Let's Start At The Beginning

Do I start at the beginning-- how we met-- and work from there or do I start in the here and now, working my way backwards? I often think back to how we met, the day we met, even though it was by phone. (Does that count as a meeting?) That's a story in itself!

And then again...I often think of these past years. Looking back at everything both he and I have been through, not only together but individually. It has definitely been a long and winding road.

But I guess it should be first things first, so here goes...

I was in my mid 30's; he a few years younger than I. I guess you could say I was at a "bored" place in my life, although he wouldn't like me to use that word. I was a homemaker with 2 young teenagers. My husband worked long hours as a laborer to get us the comforts of life. I also had projects and causes going on in my world and was in-between, looking for something to occupy my time.

I was also a voracious reader. I guess I took after my dad who was known to read the encyclopedia if nothing else was at hand. Growing up, our household subscribed to 3 daily newspapers. The news was on our television as often as possible. (This was before cable and my siblings and I always joke how my dad would have loved CNN.)

I hated school but loved the library! Does that make sense? The information oozing out of that building was awesome! I could spend hours upon hours just browsing the shelves. I was becoming my dad-- reading everything and anything that caught my eye.

When the kids came along, they came along to the library! I signed them up for every activity the library had just so I could have a few moments to myself to browse. When it was time to leave, we walked out of the building loaded with books!

It wasn't long before I found the "Current Events" section and read my first book on injustice in the United States. It was a book about the Scottsboro Boys. I remember thinking, "surely, things like this don't happen now"! Or do they??? That book changed my way of thinking about many things: racism, the criminal justice system, our rights, etc.

It wasn't long until I read all the books on injustice and then began going to the bookstore to buy books that my local library didn't have. It was nothing for me to come home with 2-3 books at a time. I admit, some of them I didn't read. Some went to the basement shelf before their time. And some were read more than once.

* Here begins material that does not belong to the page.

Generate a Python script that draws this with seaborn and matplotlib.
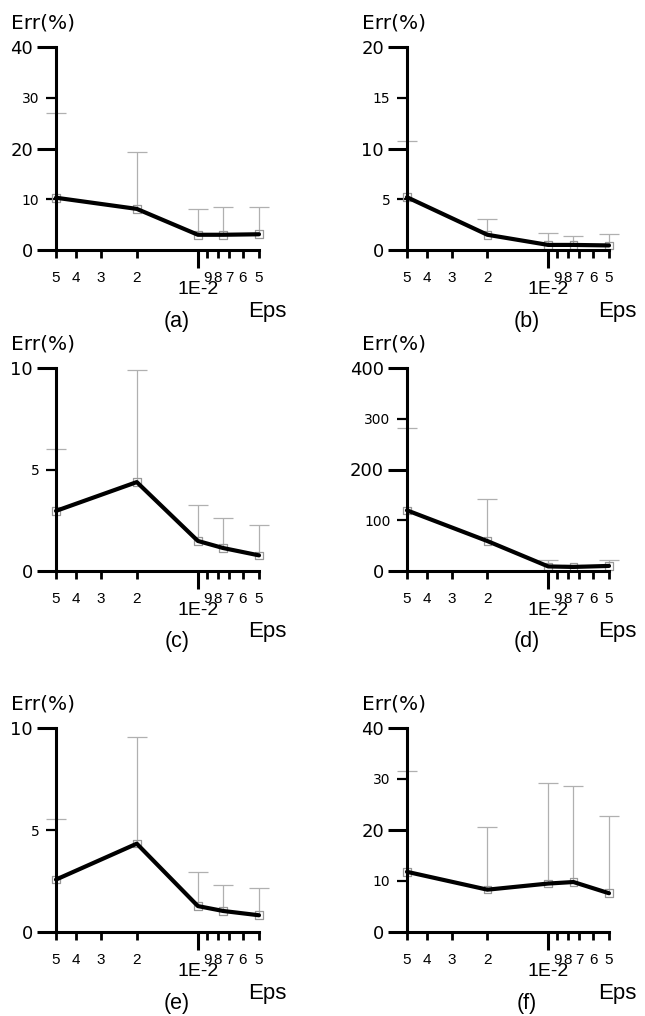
import numpy as np
import pandas as pd
import seaborn as sns
import matplotlib
matplotlib.use("Agg")
import matplotlib.pyplot as plt
from matplotlib.ticker import FixedLocator, FixedFormatter

# ---------------- data ----------------
eps = [0.05, 0.02, 0.01, 0.0075, 0.005]

err_a = [10.3, 8.1, 3.0, 3.0, 3.1]
up_a = [27.0, 19.3, 8.1, 8.5, 8.5]
err_b = [5.2, 1.5, 0.5, 0.5, 0.45]
up_b = [10.7, 3.1, 1.7, 1.35, 1.6]
err_c = [2.96, 4.38, 1.48, 1.13, 0.77]
up_c = [6.03, 9.92, 3.27, 2.61, 2.28]
err_d = [119.5, 59.0, 9.0, 8.0, 10.0]
up_d = [282.0, 141.0, 21.0, 11.0, 21.0]
err_e = [2.57, 4.33, 1.27, 1.03, 0.82]
up_e = [5.56, 9.56, 2.94, 2.29, 2.17]
err_f = [11.8, 8.3, 9.5, 9.8, 7.6]
up_f = [31.6, 20.5, 29.2, 28.7, 22.7]

panel_names = ["(a)", "(b)", "(c)", "(d)", "(e)", "(f)"]
panel_err = [err_a, err_b, err_c, err_d, err_e, err_f]
panel_up = [up_a, up_b, up_c, up_d, up_e, up_f]
panel_ymax = [40, 20, 10, 400, 10, 40]
panel_ymajor = [[0, 20, 40], [0, 10, 20], [0, 10], [0, 200, 400], [0, 10], [0, 20, 40]]
panel_yminor = [[10, 30], [5, 15], [5], [100, 300], [5], [10, 30]]

x_major = [0.01]
x_major_labels = ["1E-2"]
x_minor = [0.05, 0.04, 0.03, 0.02, 0.009, 0.008, 0.007, 0.006, 0.005]
x_minor_labels = ["5", "4", "3", "2", "9", "8", "7", "6", "5"]

# ---------------- layout ----------------
W, H = 645, 1016
sns.set_style("ticks")
plt.rcParams["font.family"] = ["DejaVu Sans"]
plt.rcParams["text.color"] = "black"
plt.rcParams["xtick.color"] = "black"
plt.rcParams["ytick.color"] = "black"
plt.rcParams["axes.labelcolor"] = "black"
fig = plt.figure(figsize=(W / 100, H / 100), dpi=100)

cols = [(56, 259), (407, 609)]
rows = [(47, 250), (368, 571), (728, 932)]


def px_axes(l, r, t, b):
    return [l / W, 1 - b / H, (r - l) / W, (b - t) / H]


for i in range(6):
    r, c = divmod(i, 2)
    l, rr = cols[c]
    t, b = rows[r]
    ax = fig.add_axes(px_axes(l, rr, t, b))
    ax.set_xscale("log")
    vals = np.array(panel_err[i], dtype=float)
    ups = np.array(panel_up[i], dtype=float)
    df = pd.DataFrame({"eps": eps, "err": vals, "up": ups})

    # upper-only error bars
    eb = ax.errorbar(df["eps"], df["err"], yerr=[np.zeros(len(vals)), df["up"] - df["err"]],
                     fmt="none", ecolor="#b0b0b0", elinewidth=0.9, capsize=7,
                     capthick=0.9, clip_on=False, zorder=1)
    for cl in eb[1]:
        if np.allclose(np.asarray(cl.get_ydata(), dtype=float), vals):
            cl.set_visible(False)

    sns.scatterplot(data=df, x="eps", y="err", marker="s", s=30, facecolor="none",
                    edgecolor="#999999", linewidth=0.9, ax=ax, zorder=2, clip_on=False)
    sns.lineplot(data=df, x="eps", y="err", color="black", lw=3, ax=ax,
                 zorder=3, clip_on=False)

    ymax = panel_ymax[i]
    ax.set_xlim(0.05, 0.005)
    ax.set_ylim(0, ymax)
    ax.set_xlabel("")
    ax.set_ylabel("")

    for s in ["top", "right"]:
        ax.spines[s].set_visible(False)
    for s in ["left", "bottom"]:
        ax.spines[s].set_linewidth(2.2)
        ax.spines[s].set_color("black")

    ax.xaxis.set_major_locator(FixedLocator(x_major))
    ax.xaxis.set_major_formatter(FixedFormatter(x_major_labels))
    ax.xaxis.set_minor_locator(FixedLocator(x_minor))
    ax.xaxis.set_minor_formatter(FixedFormatter(x_minor_labels))
    ax.tick_params(axis="x", which="major", bottom=True, direction="out", length=13,
                   width=2.2, pad=9, labelsize=14, labelfontfamily="Liberation Sans",
                   color="black", labelcolor="black")
    ax.tick_params(axis="x", which="minor", bottom=True, direction="out", length=6,
                   width=2.0, pad=9, labelsize=11, labelfontfamily="Liberation Sans",
                   color="black", labelcolor="black")

    y_major = panel_ymajor[i]
    y_minor = panel_yminor[i]
    ax.yaxis.set_major_locator(FixedLocator(y_major))
    ax.yaxis.set_major_formatter(FixedFormatter([f"{v:g}" for v in y_major]))
    ax.yaxis.set_minor_locator(FixedLocator(y_minor))
    ax.yaxis.set_minor_formatter(FixedFormatter([f"{v:g}" for v in y_minor]))
    ax.tick_params(axis="y", which="major", left=True, direction="out", length=13.5,
                   width=2.2, pad=3, labelsize=13, color="black", labelcolor="black")
    ax.tick_params(axis="y", which="minor", left=True, direction="out", length=7,
                   width=1.6, pad=5, labelsize=10, color="black", labelcolor="black")

    ax.annotate("Err(%)", xy=(0, 1), xycoords="axes fraction", xytext=(-45, 24),
                textcoords="offset pixels", ha="left", va="center", fontsize=14.5,
                family="DejaVu Sans", color="black")
    ax.annotate("Eps", xy=(1, 0), xycoords="axes fraction", xytext=(28, -61),
                textcoords="offset pixels", ha="right", va="center", fontsize=16,
                family="Liberation Sans", color="black")
    ax.annotate(panel_names[i], xy=(0.595, 0), xycoords="axes fraction", xytext=(0, -71),
                textcoords="offset pixels", ha="center", va="center", fontsize=15.5,
                family="Liberation Sans", color="black")

fig.savefig("out.png", dpi=100, facecolor="white")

So, one long winter day, I found myself without a book to read. I headed to that basement shelf to see what was down there. After so many years of reading and buying books, the "shelf" had turned into a whole wall, with a box for the overflow. I really needed to go through my books and either donate them or just throw them out. But that wasn't my thinking that day.

I rummaged through the box and -- SUCCESS!!!-- found a book I hadn't read yet. I remembered buying it. The cover caught my eye but once I got it home, I said "nah". Something about it just wasn't that interesting anymore. It wasn't long before the book found its way to the box in the basement. Now here I was, dragging it back upstairs. And just like the book about the Scottsboro Boys changed my way of thinking, this book would change my life.